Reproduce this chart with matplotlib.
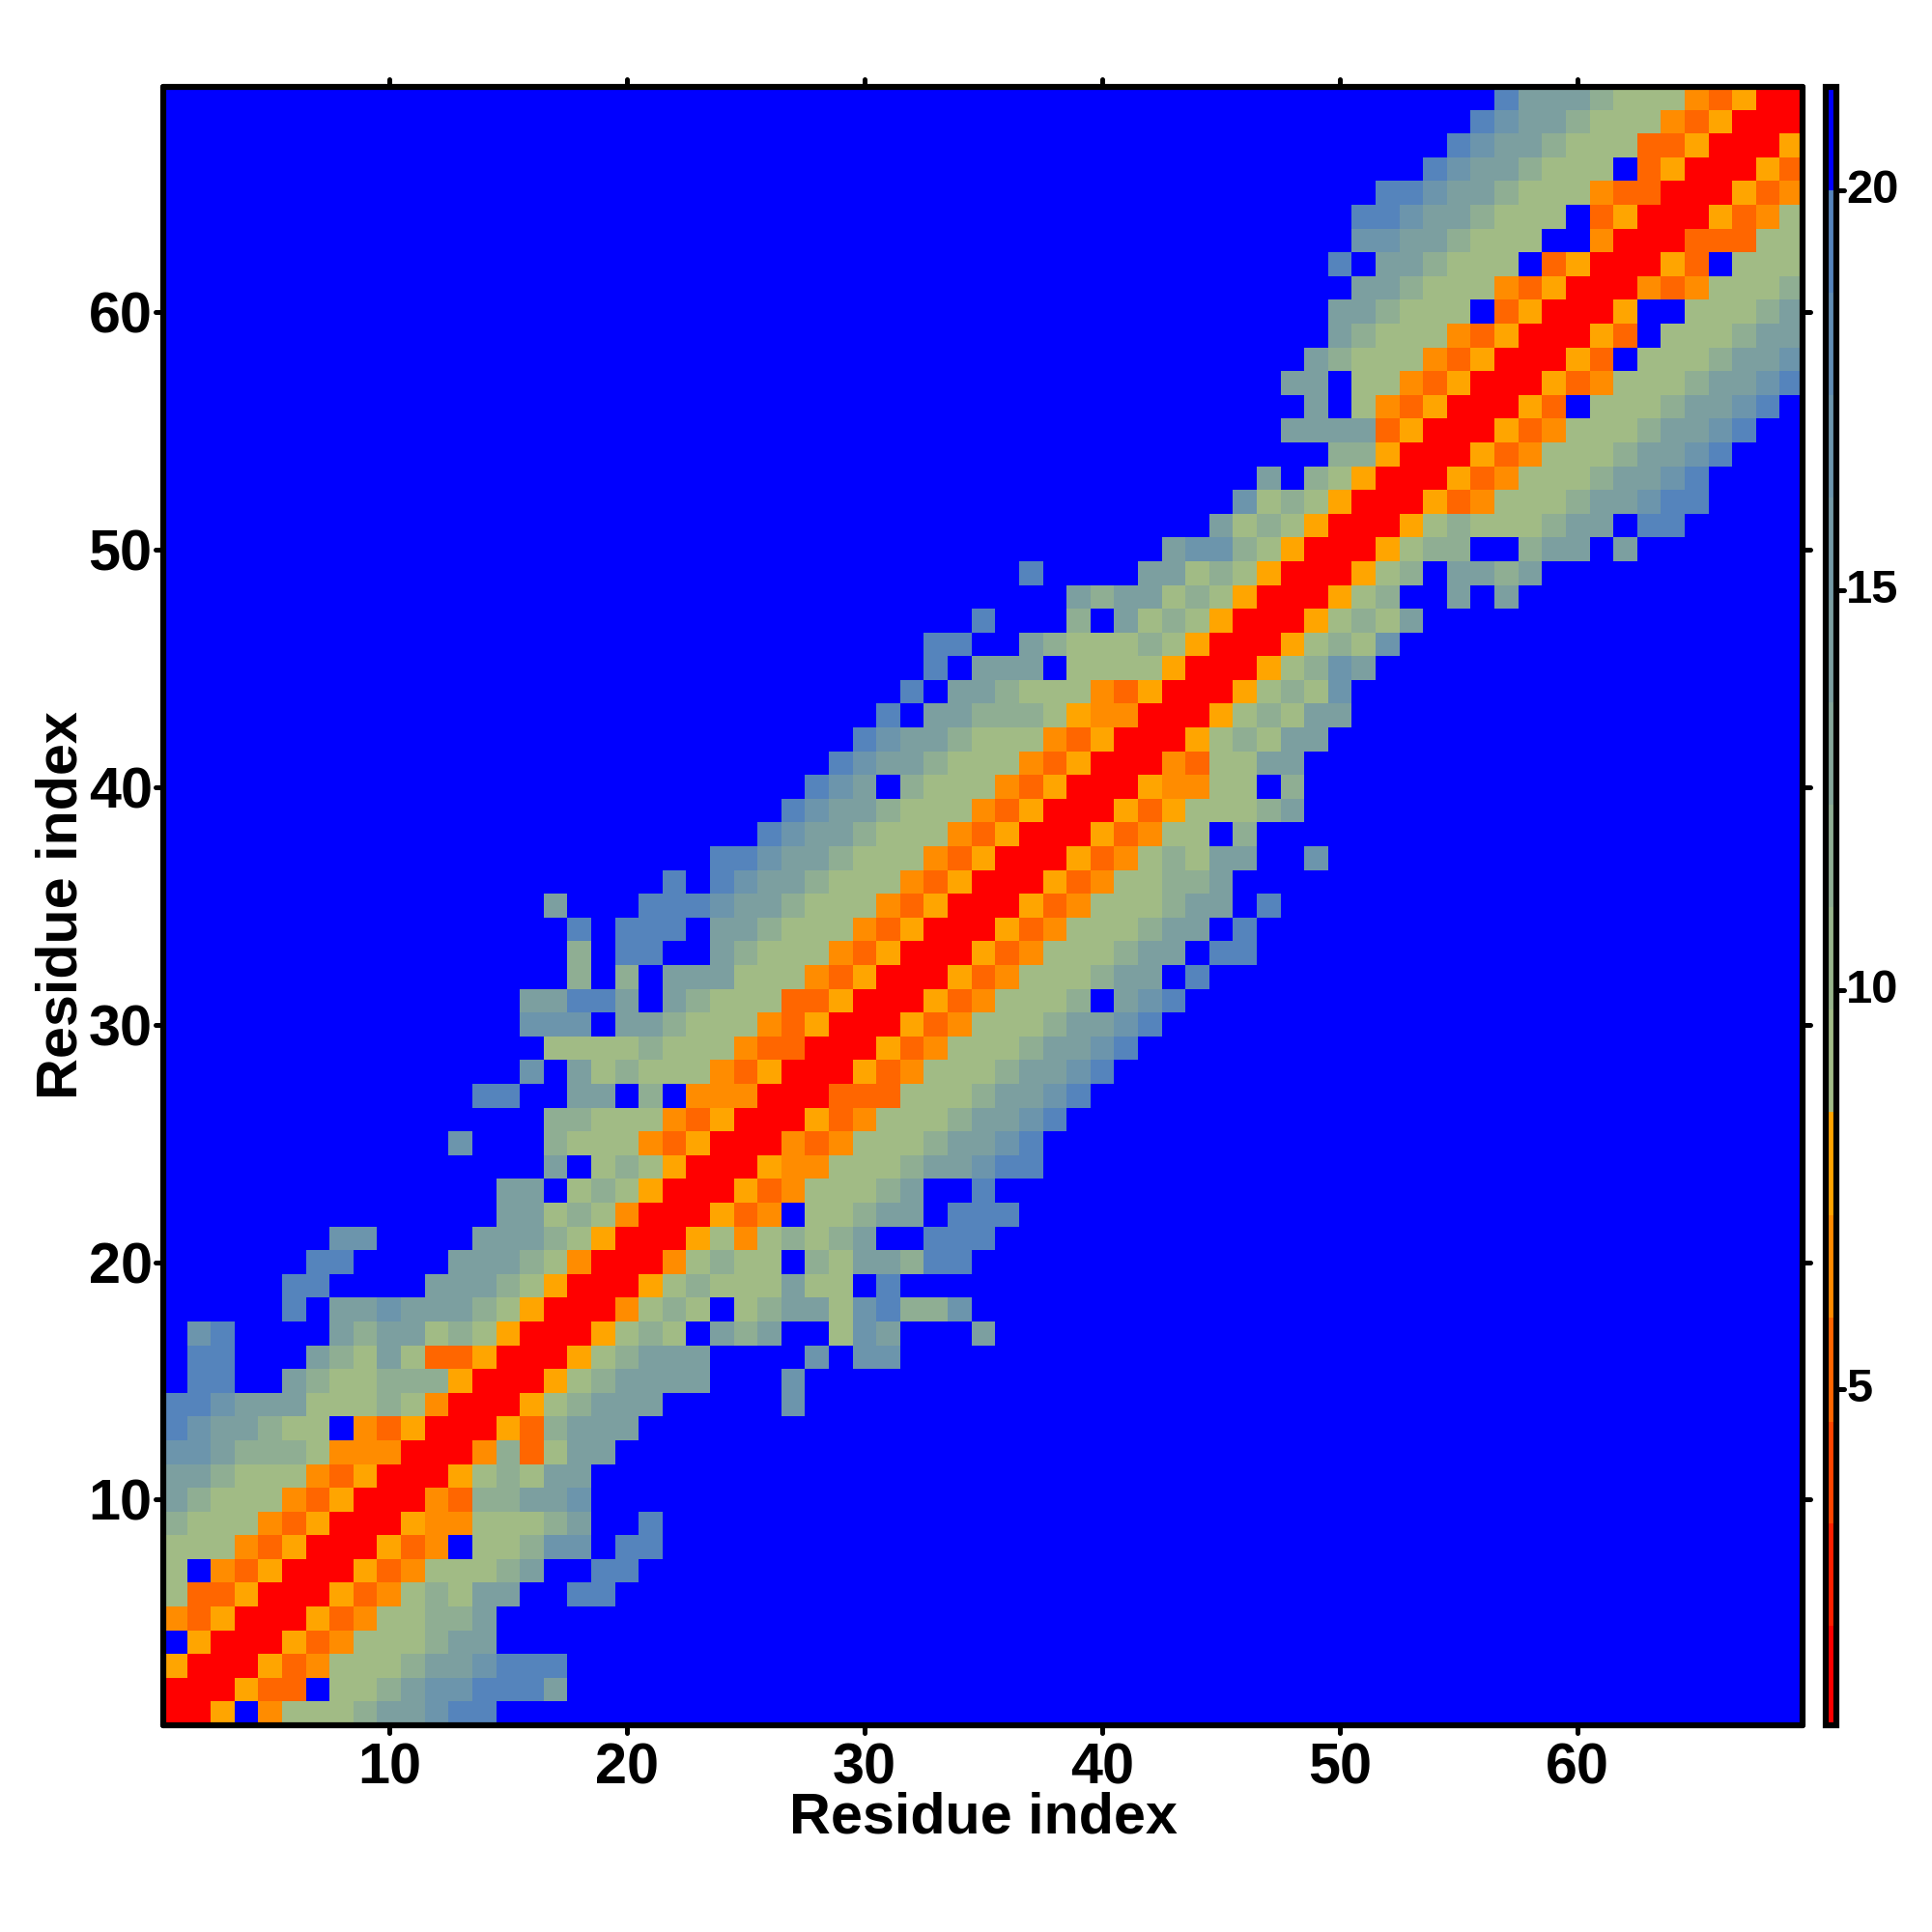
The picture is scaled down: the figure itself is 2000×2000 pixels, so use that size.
import numpy as np
import matplotlib
matplotlib.use("Agg")
import matplotlib.pyplot as plt
from matplotlib.colors import ListedColormap, BoundaryNorm
from matplotlib.markers import MarkerStyle, TICKDOWN, TICKUP, TICKLEFT, TICKRIGHT
from matplotlib.transforms import ScaledTranslation

# ===== DATA =====
# distance read for each colour seen in the map, "." is the blue background
level_values = {
    "r": 1.5, "d": 5.2, "o": 6.5, "a": 7.8,
    "g": 9.1, "h": 11.7, "t": 14.2, "s": 16.8, "b": 19.4, ".": 20.6,
}

# first residue of every row (row 1 at the bottom), cells after the string are blue
row_starts = [
    1, 1, 1, 1, 1, 1, 1, 1, 1, 1,
    1, 1, 1, 1, 1, 1, 1, 1, 1, 1,
    1, 15, 15, 17, 13, 17, 14, 16, 17, 16,
    16, 18, 18, 18, 17, 22, 24, 26, 27, 28,
    29, 30, 31, 32, 33, 33, 35, 39, 37, 43,
    45, 46, 47, 50, 48, 49, 48, 49, 50, 50,
    51, 50, 51, 51, 52, 54, 55, 56, 57,
]

row_cells = [
    "rra.oggghttsbb",
    "rrradd.gghtssbbbt",
    "arrradoggghttsbbb",
    ".arrradoggghtt",
    "odarrradogghht",
    "gddarrradoghgtt..bb",
    "g.odarrradoggght..bb",
    "gggodarrrado.gghss.bb",
    "hgggodarrraooggght..b",
    "thgggodarrrodhhtts",
    "tthgggodarrraghgtt",
    "ssthhhgooorrrohdgtt",
    "bstthgg.odarrradhttt",
    "bbstttggghgorrraghttt.....s",
    ".bb..thgghhharrraghtttt...s",
    ".bb...thgtgddarrraghttt....s.ss",
    ".sb....thttghgarrraghg.tht..gst...t",
    ".....b.ttsttthgarrroghg.ghttgsbhhs",
    ".....bb....ttthgarrraghgggtgg.b",
    "......bb....ttthgorrroghgg.hgtthbb",
    ".......ss....ttthgarrragoghght..bbb",
    "ttghgorrrado.gghtt.bbb",
    "tt.ghgarrradoggght..b",
    "t.ghgarrraooggghttsbb",
    "s...hgggodarrrodoggghttsb",
    "hhgggodarrradoggghttsb",
    "bb..tt.h.ooorrrdddggghttsb",
    "s.tghgggodarrradoggghttsb",
    "gggghgggoddrrradoggghttsb",
    "sss.tthgggodarrradoggghttsb",
    "ttbbt.thgggddarrradogggh.tsb",
    "h.h.tttgggodarrradoggghtt.b",
    "h.bb..thgggodarrradoggghtt.bb",
    "b.bbb.tthgggodarrradoggghtt.b",
    "t...bbbstthgggodarrradoggghtt.b",
    "b.bstthgggodarrradogghht",
    "bbstthgggodarrradoghgtt..s",
    "bstthgggodarrradogg.h",
    "bstthgggodarrradaggght",
    "bst.hgggodarrraoogg.h",
    "bstthgggodarrrodggtt",
    "bstthgggodarrraghgtt",
    "b.tthhhgaoorrraghgtt",
    "b.tthgggodarrraghgs",
    "b.ttt.ggggarrraghst",
    "bb..thggghgarrraghgs",
    "b...h.tghgarrraghgt",
    "thttghgarrragh..t.t",
    "b....ttghgarrragh.ttht",
    "tsshgarrraghh..htt.t",
    "tghgarrraghggghtt.bb",
    "sghgarrradoggghttsbb",
    "t.hgarrradoggghttsb",
    "hharrradoggghttsb",
    "ttttdarrradoggghttsb",
    "t.godarrrad.ggghttsb",
    "tt.ggodarrradoggghttsb",
    "thgggodarrrad.ggghtts",
    "thgggodarrrad.ggghtt",
    "tthggg.darrra..ggght",
    "tthgggodarrrodogggh",
    "b.tthggg.darrrad.ggg",
    "sstthggg..orrrdddgg",
    "bbstthggg.darrradog",
    "bbstthgggoddrrrado",
    "bstthggg.darrrad",
    "bstthgggddarrra",
    "bstthgggodarrr",
    "bttthgggodarr",
]

residue_ticks = [10, 20, 30, 40, 50, 60]
colorbar_ticks = [5, 10, 15, 20]

color_bounds = [0.8, 2.04, 3.33, 4.6, 5.9, 7.18, 8.47, 9.75, 11.03, 12.31,
                13.6, 14.88, 16.16, 17.44, 18.72, 20, 21.3]
colors = ["#FF0000", "#FF2000", "#FF4500", "#FF6600", "#FF8C00", "#FFA500",
          "#A1BB85", "#98B58C", "#8FAE93", "#85A69A", "#7C9FA0", "#749AA6",
          "#6C95AC", "#618DB4", "#5584BC", "#0000FF"]

# ===== BUILD MATRIX =====
cells = np.full((69, 69), level_values["."])
for i, (start, row) in enumerate(zip(row_starts, row_cells)):
    for j, ch in enumerate(row):
        cells[i, start - 1 + j] = level_values[ch]

# ===== FIGURE =====
plt.rcParams["font.family"] = "Liberation Sans"
plt.rcParams["font.weight"] = "bold"

PX = 2000.0
SPINE_W = 6.2 * 72 / 200


def px_axes(left, right, top, bottom):
    return [left / PX, 1 - bottom / PX, (right - left) / PX, (bottom - top) / PX]


def round_ticks(axis, first, second):
    for tick in axis.get_major_ticks():
        tick.tick1line.set_marker(MarkerStyle(first, capstyle="round"))
        tick.tick2line.set_marker(MarkerStyle(second, capstyle="round"))


fig = plt.figure(figsize=(10, 10), dpi=200)
ax = fig.add_axes(px_axes(169.3, 1866.4, 89.5, 1786))
cax = fig.add_axes(px_axes(1889.5, 1901, 89.5, 1786))

cmap = ListedColormap(colors)
norm = BoundaryNorm(color_bounds, cmap.N)

im = ax.imshow(cells, origin="lower", extent=(0.5, 69.5, 0.5, 69.5), cmap=cmap,
               norm=norm, interpolation="nearest", aspect="auto")

ax.set_xticks(residue_ticks)
ax.set_yticks(residue_ticks)
ax.tick_params(axis="both", which="major", direction="out", length=3, width=1.8,
               labelsize=21.4, top=True, right=True, pad=1.2)
ax.tick_params(axis="x", pad=3.2)
round_ticks(ax.xaxis, TICKDOWN, TICKUP)
round_ticks(ax.yaxis, TICKLEFT, TICKRIGHT)
for spine in ax.spines.values():
    spine.set_linewidth(SPINE_W)
    spine.set_capstyle("round")

fig.text(1018 / PX, 1 - 1881.5 / PX, "Residue index", ha="center", va="center",
         fontsize=21.4, fontweight="bold")
fig.text(64 / PX, 1 - 937.5 / PX, "Residue index", ha="center", va="center",
         rotation=90, fontsize=21.4, fontweight="bold")

# ===== COLORBAR =====
cbar = fig.colorbar(im, cax=cax, spacing="proportional", boundaries=color_bounds,
                    ticks=colorbar_ticks)
cbar.ax.set_yticklabels([str(t) for t in colorbar_ticks])
cbar.outline.set_linewidth(SPINE_W)
cbar.ax.minorticks_off()
cbar.ax.tick_params(axis="y", direction="out", length=2.7, width=1.8, labelsize=17.6, pad=1)
round_ticks(cbar.ax.yaxis, TICKLEFT, TICKRIGHT)

# colorbar labels sit a little above their ticks in the original
label_shift = ScaledTranslation(0, 4.5 / 200, fig.dpi_scale_trans)
for label in cbar.ax.get_yticklabels():
    label.set_transform(label.get_transform() + label_shift)

fig.savefig("out.png", dpi=200)
plt.close(fig)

○ ○ ○

Aim: Using the data above, print every line exactly, omitting pictures.

Correct result:
Reproduce this chart with matplotlib.
The picture is scaled down: the figure itself is 2000×2000 pixels, so use that size.
import numpy as np
import matplotlib
matplotlib.use("Agg")
import matplotlib.pyplot as plt
from matplotlib.colors import ListedColormap, BoundaryNorm
from matplotlib.markers import MarkerStyle, TICKDOWN, TICKUP, TICKLEFT, TICKRIGHT
from matplotlib.transforms import ScaledTranslation

# ===== DATA =====
# distance read for each colour seen in the map, "." is the blue background
level_values = {
    "r": 1.5, "d": 5.2, "o": 6.5, "a": 7.8,
    "g": 9.1, "h": 11.7, "t": 14.2, "s": 16.8, "b": 19.4, ".": 20.6,
}

# first residue of every row (row 1 at the bottom), cells after the string are blue
row_starts = [
    1, 1, 1, 1, 1, 1, 1, 1, 1, 1,
    1, 1, 1, 1, 1, 1, 1, 1, 1, 1,
    1, 15, 15, 17, 13, 17, 14, 16, 17, 16,
    16, 18, 18, 18, 17, 22, 24, 26, 27, 28,
    29, 30, 31, 32, 33, 33, 35, 39, 37, 43,
    45, 46, 47, 50, 48, 49, 48, 49, 50, 50,
    51, 50, 51, 51, 52, 54, 55, 56, 57,
]

row_cells = [
    "rra.oggghttsbb",
    "rrradd.gghtssbbbt",
    "arrradoggghttsbbb",
    ".arrradoggghtt",
    "odarrradogghht",
    "gddarrradoghgtt..bb",
    "g.odarrradoggght..bb",
    "gggodarrrado.gghss.bb",
    "hgggodarrraooggght..b",
    "thgggodarrrodhhtts",
    "tthgggodarrraghgtt",
    "ssthhhgooorrrohdgtt",
    "bstthgg.odarrradhttt",
    "bbstttggghgorrraghttt.....s",
    ".bb..thgghhharrraghtttt...s",
    ".bb...thgtgddarrraghttt....s.ss",
    ".sb....thttghgarrraghg.tht..gst...t",
    ".....b.ttsttthgarrroghg.ghttgsbhhs",
    ".....bb....ttthgarrraghgggtgg.b",
    "......bb....ttthgorrroghgg.hgtthbb",
    ".......ss....ttthgarrragoghght..bbb",
    "ttghgorrrado.gghtt.bbb",
    "tt.ghgarrradoggght..b",
    "t.ghgarrraooggghttsbb",
    "s...hgggodarrrodoggghttsb",
    "hhgggodarrradoggghttsb",
    "bb..tt.h.ooorrrdddggghttsb",
    "s.tghgggodarrradoggghttsb",
    "gggghgggoddrrradoggghttsb",
    "sss.tthgggodarrradoggghttsb",
    "ttbbt.thgggddarrradogggh.tsb",
    "h.h.tttgggodarrradoggghtt.b",
    "h.bb..thgggodarrradoggghtt.bb",
    "b.bbb.tthgggodarrradoggghtt.b",
    "t...bbbstthgggodarrradoggghtt.b",
    "b.bstthgggodarrradogghht",
    "bbstthgggodarrradoghgtt..s",
    "bstthgggodarrradogg.h",
    "bstthgggodarrradaggght",
    "bst.hgggodarrraoogg.h",
    "bstthgggodarrrodggtt",
    "bstthgggodarrraghgtt",
    "b.tthhhgaoorrraghgtt",
    "b.tthgggodarrraghgs",
    "b.ttt.ggggarrraghst",
    "bb..thggghgarrraghgs",
    "b...h.tghgarrraghgt",
    "thttghgarrragh..t.t",
    "b....ttghgarrragh.ttht",
    "tsshgarrraghh..htt.t",
    "tghgarrraghggghtt.bb",
    "sghgarrradoggghttsbb",
    "t.hgarrradoggghttsb",
    "hharrradoggghttsb",
    "ttttdarrradoggghttsb",
    "t.godarrrad.ggghttsb",
    "tt.ggodarrradoggghttsb",
    "thgggodarrrad.ggghtts",
    "thgggodarrrad.ggghtt",
    "tthggg.darrra..ggght",
    "tthgggodarrrodogggh",
    "b.tthggg.darrrad.ggg",
    "sstthggg..orrrdddgg",
    "bbstthggg.darrradog",
    "bbstthgggoddrrrado",
    "bstthggg.darrrad",
    "bstthgggddarrra",
    "bstthgggodarrr",
    "bttthgggodarr",
]

residue_ticks = [10, 20, 30, 40, 50, 60]
colorbar_ticks = [5, 10, 15, 20]

color_bounds = [0.8, 2.04, 3.33, 4.6, 5.9, 7.18, 8.47, 9.75, 11.03, 12.31,
                13.6, 14.88, 16.16, 17.44, 18.72, 20, 21.3]
colors = ["#FF0000", "#FF2000", "#FF4500", "#FF6600", "#FF8C00", "#FFA500",
          "#A1BB85", "#98B58C", "#8FAE93", "#85A69A", "#7C9FA0", "#749AA6",
          "#6C95AC", "#618DB4", "#5584BC", "#0000FF"]

# ===== BUILD MATRIX =====
cells = np.full((69, 69), level_values["."])
for i, (start, row) in enumerate(zip(row_starts, row_cells)):
    for j, ch in enumerate(row):
        cells[i, start - 1 + j] = level_values[ch]

# ===== FIGURE =====
plt.rcParams["font.family"] = "Liberation Sans"
plt.rcParams["font.weight"] = "bold"

PX = 2000.0
SPINE_W = 6.2 * 72 / 200


def px_axes(left, right, top, bottom):
    return [left / PX, 1 - bottom / PX, (right - left) / PX, (bottom - top) / PX]


def round_ticks(axis, first, second):
    for tick in axis.get_major_ticks():
        tick.tick1line.set_marker(MarkerStyle(first, capstyle="round"))
        tick.tick2line.set_marker(MarkerStyle(second, capstyle="round"))


fig = plt.figure(figsize=(10, 10), dpi=200)
ax = fig.add_axes(px_axes(169.3, 1866.4, 89.5, 1786))
cax = fig.add_axes(px_axes(1889.5, 1901, 89.5, 1786))

cmap = ListedColormap(colors)
norm = BoundaryNorm(color_bounds, cmap.N)

im = ax.imshow(cells, origin="lower", extent=(0.5, 69.5, 0.5, 69.5), cmap=cmap,
               norm=norm, interpolation="nearest", aspect="auto")

ax.set_xticks(residue_ticks)
ax.set_yticks(residue_ticks)
ax.tick_params(axis="both", which="major", direction="out", length=3, width=1.8,
               labelsize=21.4, top=True, right=True, pad=1.2)
ax.tick_params(axis="x", pad=3.2)
round_ticks(ax.xaxis, TICKDOWN, TICKUP)
round_ticks(ax.yaxis, TICKLEFT, TICKRIGHT)
for spine in ax.spines.values():
    spine.set_linewidth(SPINE_W)
    spine.set_capstyle("round")

fig.text(1018 / PX, 1 - 1881.5 / PX, "Residue index", ha="center", va="center",
         fontsize=21.4, fontweight="bold")
fig.text(64 / PX, 1 - 937.5 / PX, "Residue index", ha="center", va="center",
         rotation=90, fontsize=21.4, fontweight="bold")

# ===== COLORBAR =====
cbar = fig.colorbar(im, cax=cax, spacing="proportional", boundaries=color_bounds,
                    ticks=colorbar_ticks)
cbar.ax.set_yticklabels([str(t) for t in colorbar_ticks])
cbar.outline.set_linewidth(SPINE_W)
cbar.ax.minorticks_off()
cbar.ax.tick_params(axis="y", direction="out", length=2.7, width=1.8, labelsize=17.6, pad=1)
round_ticks(cbar.ax.yaxis, TICKLEFT, TICKRIGHT)

# colorbar labels sit a little above their ticks in the original
label_shift = ScaledTranslation(0, 4.5 / 200, fig.dpi_scale_trans)
for label in cbar.ax.get_yticklabels():
    label.set_transform(label.get_transform() + label_shift)

fig.savefig("out.png", dpi=200)
plt.close(fig)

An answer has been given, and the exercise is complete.